How much money do I need to start investing to get good returns?
You can start with the price of a single share of an ETF, which can be less than $100 for many broad index funds. The barrier to entry is virtually zero. The more important factor is your ability to add money consistently over time. Starting with $100 a month is far more powerful than starting with $1,000 once and never adding to it.
What's better for good returns: picking individual stocks or index funds?
For over 80% of investors, index funds will deliver better long-term results. Picking individual stocks requires extensive research, continuous monitoring, and the emotional fortitude to handle massive volatility in single companies. Most professional fund managers fail to beat the S&P 500 index over 10-year periods. The odds are not in the stock picker's favor. Use index funds for your core, and if you must pick stocks, limit it to a small "fun money" portion you're willing to lose.
I'm scared of losing money. Where can I invest safely and still get a decent return?
If your fear of loss outweighs your desire for growth, you need to adjust your definition of a "decent return." Safety and high returns are opposites. Your best option is a ladder of CDs or high-yield savings accounts, which may keep pace with inflation but won't grow your wealth significantly. To overcome this, start extremely small. Put 95% in a savings account and 5% in a broad index fund. Get used to seeing it fluctuate. As your comfort grows, you can slowly adjust the ratio. The goal is to get in the game, not to optimize from the sidelines forever.

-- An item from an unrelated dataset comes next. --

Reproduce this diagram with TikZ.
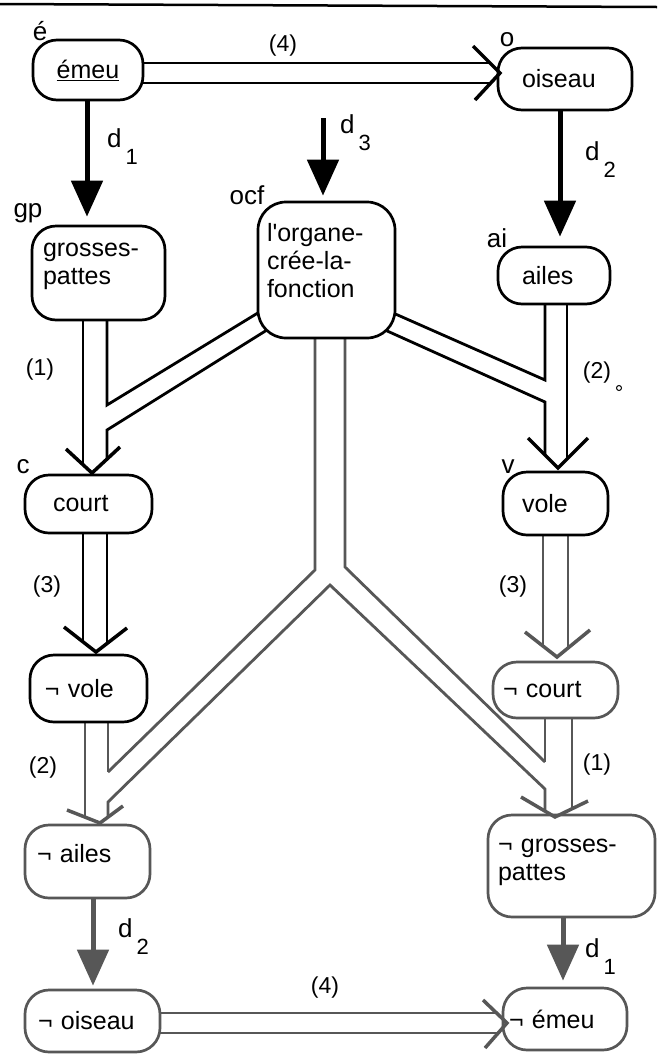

The path to good returns isn't a secret. It's a process of self-awareness, simple structure, and relentless discipline. You don't need to find the next big thing. You need to harness the growth of the global economy over time, avoid major behavioral errors, and let compound interest do its slow, quiet magic. Start where you are. Use the tools available. And remember, the best investment plan is the one you can actually follow for decades.